Instructions to follow:
All the data must come back unchanged, except that pictures are left out.

Exercise inputs:
========================================================================

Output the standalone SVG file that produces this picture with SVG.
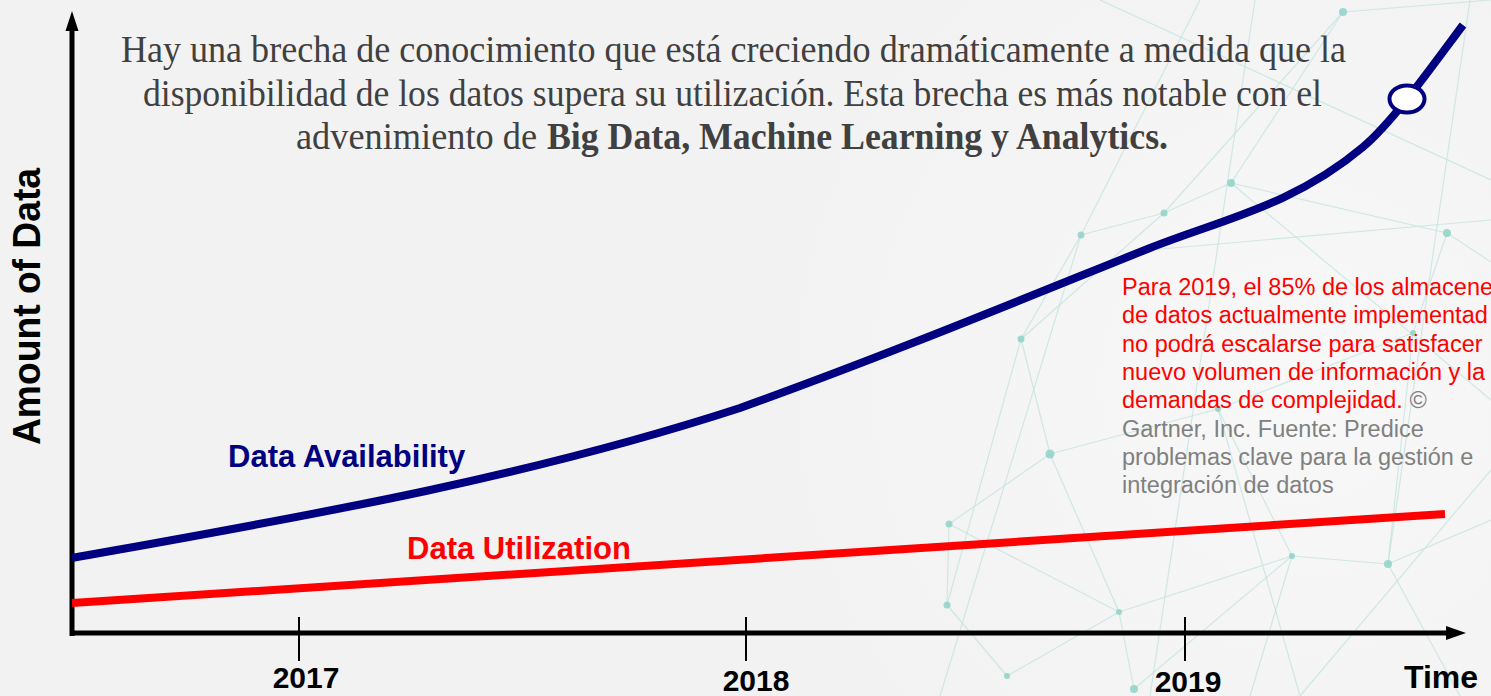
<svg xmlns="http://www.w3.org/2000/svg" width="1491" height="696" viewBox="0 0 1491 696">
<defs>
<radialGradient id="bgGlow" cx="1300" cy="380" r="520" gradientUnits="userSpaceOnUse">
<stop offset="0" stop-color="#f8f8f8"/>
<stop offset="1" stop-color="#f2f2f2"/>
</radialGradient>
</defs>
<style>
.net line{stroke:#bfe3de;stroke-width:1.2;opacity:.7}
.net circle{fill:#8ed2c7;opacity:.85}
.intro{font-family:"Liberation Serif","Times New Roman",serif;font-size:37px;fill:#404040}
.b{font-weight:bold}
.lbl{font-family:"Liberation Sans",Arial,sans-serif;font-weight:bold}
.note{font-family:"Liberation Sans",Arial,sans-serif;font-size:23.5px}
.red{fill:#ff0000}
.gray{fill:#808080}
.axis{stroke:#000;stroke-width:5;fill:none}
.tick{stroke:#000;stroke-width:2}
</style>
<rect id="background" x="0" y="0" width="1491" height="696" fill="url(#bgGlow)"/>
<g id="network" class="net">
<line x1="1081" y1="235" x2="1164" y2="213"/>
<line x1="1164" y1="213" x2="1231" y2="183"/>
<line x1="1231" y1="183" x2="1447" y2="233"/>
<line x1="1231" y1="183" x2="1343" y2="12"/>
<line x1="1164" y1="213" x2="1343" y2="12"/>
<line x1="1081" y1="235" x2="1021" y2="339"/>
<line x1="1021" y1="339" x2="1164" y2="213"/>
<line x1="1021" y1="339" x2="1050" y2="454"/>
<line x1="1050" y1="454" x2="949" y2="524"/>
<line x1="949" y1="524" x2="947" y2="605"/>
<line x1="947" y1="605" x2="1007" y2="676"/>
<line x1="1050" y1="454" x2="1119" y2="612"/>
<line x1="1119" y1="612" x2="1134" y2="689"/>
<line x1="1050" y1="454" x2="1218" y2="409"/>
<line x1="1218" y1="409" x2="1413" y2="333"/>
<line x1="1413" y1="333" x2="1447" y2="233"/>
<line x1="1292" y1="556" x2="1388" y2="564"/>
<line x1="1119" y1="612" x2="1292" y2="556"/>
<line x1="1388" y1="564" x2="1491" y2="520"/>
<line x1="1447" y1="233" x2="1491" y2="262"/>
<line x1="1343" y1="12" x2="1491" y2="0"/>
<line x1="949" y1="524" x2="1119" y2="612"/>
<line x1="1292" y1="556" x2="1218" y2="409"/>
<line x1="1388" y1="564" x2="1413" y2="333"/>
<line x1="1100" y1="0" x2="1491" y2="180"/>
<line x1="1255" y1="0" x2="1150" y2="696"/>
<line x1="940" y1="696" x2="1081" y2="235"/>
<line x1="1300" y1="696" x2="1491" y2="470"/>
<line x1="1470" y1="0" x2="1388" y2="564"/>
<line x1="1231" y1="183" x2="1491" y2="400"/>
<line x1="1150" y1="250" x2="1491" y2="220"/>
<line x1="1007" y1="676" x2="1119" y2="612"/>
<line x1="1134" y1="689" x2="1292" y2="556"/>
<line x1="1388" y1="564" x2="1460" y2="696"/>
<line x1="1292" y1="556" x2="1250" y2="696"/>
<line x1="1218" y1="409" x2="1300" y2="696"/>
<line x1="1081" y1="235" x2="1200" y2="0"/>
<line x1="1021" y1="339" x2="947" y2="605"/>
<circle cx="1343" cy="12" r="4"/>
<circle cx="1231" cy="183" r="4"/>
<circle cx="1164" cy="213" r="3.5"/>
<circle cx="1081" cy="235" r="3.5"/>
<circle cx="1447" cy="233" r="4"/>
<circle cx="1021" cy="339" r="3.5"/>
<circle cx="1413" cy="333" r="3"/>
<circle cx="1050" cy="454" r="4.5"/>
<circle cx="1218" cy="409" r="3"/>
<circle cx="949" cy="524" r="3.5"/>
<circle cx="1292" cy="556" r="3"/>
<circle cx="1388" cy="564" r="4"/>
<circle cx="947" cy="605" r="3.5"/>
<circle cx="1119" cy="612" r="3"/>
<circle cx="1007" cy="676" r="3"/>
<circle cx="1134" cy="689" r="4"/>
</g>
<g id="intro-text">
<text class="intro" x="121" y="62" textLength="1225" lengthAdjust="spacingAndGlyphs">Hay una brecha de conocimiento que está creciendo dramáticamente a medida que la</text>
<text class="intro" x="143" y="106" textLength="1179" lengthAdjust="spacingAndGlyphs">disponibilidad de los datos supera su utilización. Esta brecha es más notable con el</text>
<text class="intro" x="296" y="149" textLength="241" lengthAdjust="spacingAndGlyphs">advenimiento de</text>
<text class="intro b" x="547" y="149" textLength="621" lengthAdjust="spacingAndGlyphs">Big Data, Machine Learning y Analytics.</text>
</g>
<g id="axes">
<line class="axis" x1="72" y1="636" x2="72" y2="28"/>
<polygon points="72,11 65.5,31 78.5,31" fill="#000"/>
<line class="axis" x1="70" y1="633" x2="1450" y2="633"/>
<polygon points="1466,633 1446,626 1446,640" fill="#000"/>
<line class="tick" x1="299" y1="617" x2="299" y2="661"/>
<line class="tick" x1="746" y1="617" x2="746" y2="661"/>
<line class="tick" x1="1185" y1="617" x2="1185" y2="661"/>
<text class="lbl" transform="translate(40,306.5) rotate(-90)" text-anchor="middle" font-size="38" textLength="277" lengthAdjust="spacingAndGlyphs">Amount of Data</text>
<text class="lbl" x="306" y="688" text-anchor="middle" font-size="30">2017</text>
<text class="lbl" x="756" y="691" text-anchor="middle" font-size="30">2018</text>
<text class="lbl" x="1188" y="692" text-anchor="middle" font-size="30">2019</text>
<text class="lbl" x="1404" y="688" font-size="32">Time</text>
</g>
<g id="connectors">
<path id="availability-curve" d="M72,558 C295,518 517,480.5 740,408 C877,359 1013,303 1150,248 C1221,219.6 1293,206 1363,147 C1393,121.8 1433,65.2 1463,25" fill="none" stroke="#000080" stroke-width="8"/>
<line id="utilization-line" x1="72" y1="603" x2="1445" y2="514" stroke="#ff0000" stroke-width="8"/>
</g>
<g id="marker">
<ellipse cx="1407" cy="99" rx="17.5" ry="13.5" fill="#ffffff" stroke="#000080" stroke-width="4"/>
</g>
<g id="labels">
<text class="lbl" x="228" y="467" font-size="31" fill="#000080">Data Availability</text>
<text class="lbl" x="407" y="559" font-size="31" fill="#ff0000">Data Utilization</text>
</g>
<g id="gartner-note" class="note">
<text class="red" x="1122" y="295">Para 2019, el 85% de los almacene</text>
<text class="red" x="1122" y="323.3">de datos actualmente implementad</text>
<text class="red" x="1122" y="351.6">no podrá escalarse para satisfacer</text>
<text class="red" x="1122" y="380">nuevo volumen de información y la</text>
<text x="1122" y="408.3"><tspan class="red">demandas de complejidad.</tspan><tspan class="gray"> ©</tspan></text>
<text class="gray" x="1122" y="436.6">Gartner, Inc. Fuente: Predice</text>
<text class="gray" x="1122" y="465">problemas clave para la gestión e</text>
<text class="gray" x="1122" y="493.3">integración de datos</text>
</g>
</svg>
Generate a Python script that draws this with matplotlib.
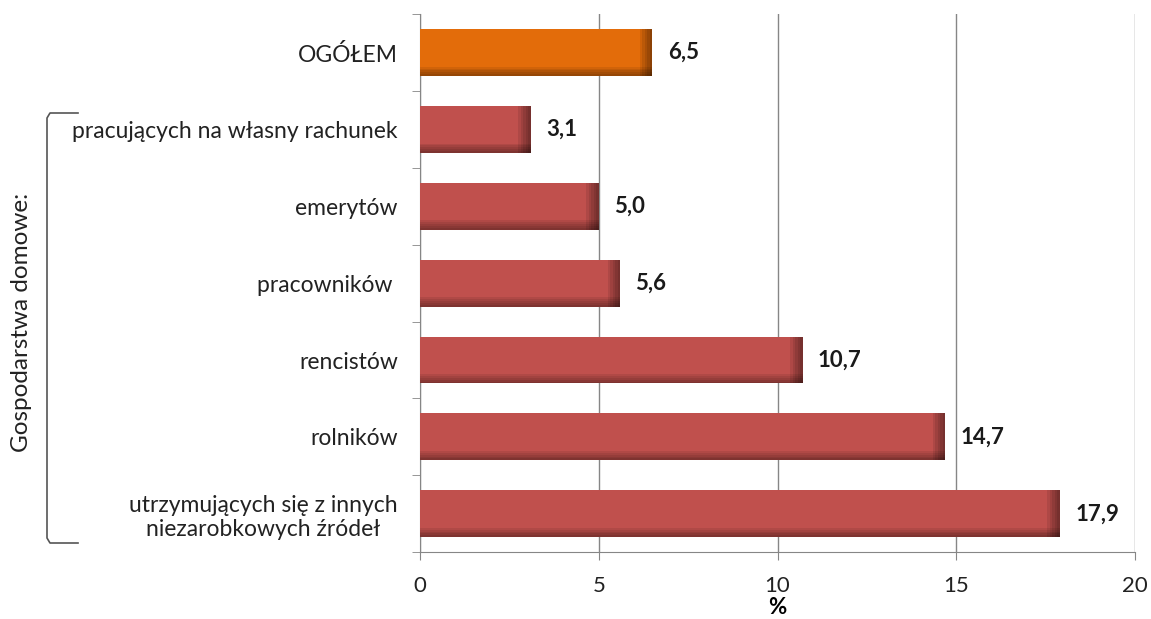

========================================================================

Exercise output:
Output the standalone SVG file that produces this picture with SVG.
<svg xmlns="http://www.w3.org/2000/svg" width="1491" height="696" viewBox="0 0 1491 696">
<defs>
<radialGradient id="bgGlow" cx="1300" cy="380" r="520" gradientUnits="userSpaceOnUse">
<stop offset="0" stop-color="#f8f8f8"/>
<stop offset="1" stop-color="#f2f2f2"/>
</radialGradient>
</defs>
<style>
.net line{stroke:#bfe3de;stroke-width:1.2;opacity:.7}
.net circle{fill:#8ed2c7;opacity:.85}
.intro{font-family:"Liberation Serif","Times New Roman",serif;font-size:37px;fill:#404040}
.b{font-weight:bold}
.lbl{font-family:"Liberation Sans",Arial,sans-serif;font-weight:bold}
.note{font-family:"Liberation Sans",Arial,sans-serif;font-size:23.5px}
.red{fill:#ff0000}
.gray{fill:#808080}
.axis{stroke:#000;stroke-width:5;fill:none}
.tick{stroke:#000;stroke-width:2}
</style>
<rect id="background" x="0" y="0" width="1491" height="696" fill="url(#bgGlow)"/>
<g id="network" class="net">
<line x1="1081" y1="235" x2="1164" y2="213"/>
<line x1="1164" y1="213" x2="1231" y2="183"/>
<line x1="1231" y1="183" x2="1447" y2="233"/>
<line x1="1231" y1="183" x2="1343" y2="12"/>
<line x1="1164" y1="213" x2="1343" y2="12"/>
<line x1="1081" y1="235" x2="1021" y2="339"/>
<line x1="1021" y1="339" x2="1164" y2="213"/>
<line x1="1021" y1="339" x2="1050" y2="454"/>
<line x1="1050" y1="454" x2="949" y2="524"/>
<line x1="949" y1="524" x2="947" y2="605"/>
<line x1="947" y1="605" x2="1007" y2="676"/>
<line x1="1050" y1="454" x2="1119" y2="612"/>
<line x1="1119" y1="612" x2="1134" y2="689"/>
<line x1="1050" y1="454" x2="1218" y2="409"/>
<line x1="1218" y1="409" x2="1413" y2="333"/>
<line x1="1413" y1="333" x2="1447" y2="233"/>
<line x1="1292" y1="556" x2="1388" y2="564"/>
<line x1="1119" y1="612" x2="1292" y2="556"/>
<line x1="1388" y1="564" x2="1491" y2="520"/>
<line x1="1447" y1="233" x2="1491" y2="262"/>
<line x1="1343" y1="12" x2="1491" y2="0"/>
<line x1="949" y1="524" x2="1119" y2="612"/>
<line x1="1292" y1="556" x2="1218" y2="409"/>
<line x1="1388" y1="564" x2="1413" y2="333"/>
<line x1="1100" y1="0" x2="1491" y2="180"/>
<line x1="1255" y1="0" x2="1150" y2="696"/>
<line x1="940" y1="696" x2="1081" y2="235"/>
<line x1="1300" y1="696" x2="1491" y2="470"/>
<line x1="1470" y1="0" x2="1388" y2="564"/>
<line x1="1231" y1="183" x2="1491" y2="400"/>
<line x1="1150" y1="250" x2="1491" y2="220"/>
<line x1="1007" y1="676" x2="1119" y2="612"/>
<line x1="1134" y1="689" x2="1292" y2="556"/>
<line x1="1388" y1="564" x2="1460" y2="696"/>
<line x1="1292" y1="556" x2="1250" y2="696"/>
<line x1="1218" y1="409" x2="1300" y2="696"/>
<line x1="1081" y1="235" x2="1200" y2="0"/>
<line x1="1021" y1="339" x2="947" y2="605"/>
<circle cx="1343" cy="12" r="4"/>
<circle cx="1231" cy="183" r="4"/>
<circle cx="1164" cy="213" r="3.5"/>
<circle cx="1081" cy="235" r="3.5"/>
<circle cx="1447" cy="233" r="4"/>
<circle cx="1021" cy="339" r="3.5"/>
<circle cx="1413" cy="333" r="3"/>
<circle cx="1050" cy="454" r="4.5"/>
<circle cx="1218" cy="409" r="3"/>
<circle cx="949" cy="524" r="3.5"/>
<circle cx="1292" cy="556" r="3"/>
<circle cx="1388" cy="564" r="4"/>
<circle cx="947" cy="605" r="3.5"/>
<circle cx="1119" cy="612" r="3"/>
<circle cx="1007" cy="676" r="3"/>
<circle cx="1134" cy="689" r="4"/>
</g>
<g id="intro-text">
<text class="intro" x="121" y="62" textLength="1225" lengthAdjust="spacingAndGlyphs">Hay una brecha de conocimiento que está creciendo dramáticamente a medida que la</text>
<text class="intro" x="143" y="106" textLength="1179" lengthAdjust="spacingAndGlyphs">disponibilidad de los datos supera su utilización. Esta brecha es más notable con el</text>
<text class="intro" x="296" y="149" textLength="241" lengthAdjust="spacingAndGlyphs">advenimiento de</text>
<text class="intro b" x="547" y="149" textLength="621" lengthAdjust="spacingAndGlyphs">Big Data, Machine Learning y Analytics.</text>
</g>
<g id="axes">
<line class="axis" x1="72" y1="636" x2="72" y2="28"/>
<polygon points="72,11 65.5,31 78.5,31" fill="#000"/>
<line class="axis" x1="70" y1="633" x2="1450" y2="633"/>
<polygon points="1466,633 1446,626 1446,640" fill="#000"/>
<line class="tick" x1="299" y1="617" x2="299" y2="661"/>
<line class="tick" x1="746" y1="617" x2="746" y2="661"/>
<line class="tick" x1="1185" y1="617" x2="1185" y2="661"/>
<text class="lbl" transform="translate(40,306.5) rotate(-90)" text-anchor="middle" font-size="38" textLength="277" lengthAdjust="spacingAndGlyphs">Amount of Data</text>
<text class="lbl" x="306" y="688" text-anchor="middle" font-size="30">2017</text>
<text class="lbl" x="756" y="691" text-anchor="middle" font-size="30">2018</text>
<text class="lbl" x="1188" y="692" text-anchor="middle" font-size="30">2019</text>
<text class="lbl" x="1404" y="688" font-size="32">Time</text>
</g>
<g id="connectors">
<path id="availability-curve" d="M72,558 C295,518 517,480.5 740,408 C877,359 1013,303 1150,248 C1221,219.6 1293,206 1363,147 C1393,121.8 1433,65.2 1463,25" fill="none" stroke="#000080" stroke-width="8"/>
<line id="utilization-line" x1="72" y1="603" x2="1445" y2="514" stroke="#ff0000" stroke-width="8"/>
</g>
<g id="marker">
<ellipse cx="1407" cy="99" rx="17.5" ry="13.5" fill="#ffffff" stroke="#000080" stroke-width="4"/>
</g>
<g id="labels">
<text class="lbl" x="228" y="467" font-size="31" fill="#000080">Data Availability</text>
<text class="lbl" x="407" y="559" font-size="31" fill="#ff0000">Data Utilization</text>
</g>
<g id="gartner-note" class="note">
<text class="red" x="1122" y="295">Para 2019, el 85% de los almacene</text>
<text class="red" x="1122" y="323.3">de datos actualmente implementad</text>
<text class="red" x="1122" y="351.6">no podrá escalarse para satisfacer</text>
<text class="red" x="1122" y="380">nuevo volumen de información y la</text>
<text x="1122" y="408.3"><tspan class="red">demandas de complejidad.</tspan><tspan class="gray"> ©</tspan></text>
<text class="gray" x="1122" y="436.6">Gartner, Inc. Fuente: Predice</text>
<text class="gray" x="1122" y="465">problemas clave para la gestión e</text>
<text class="gray" x="1122" y="493.3">integración de datos</text>
</g>
</svg>
Generate a Python script that draws this with matplotlib.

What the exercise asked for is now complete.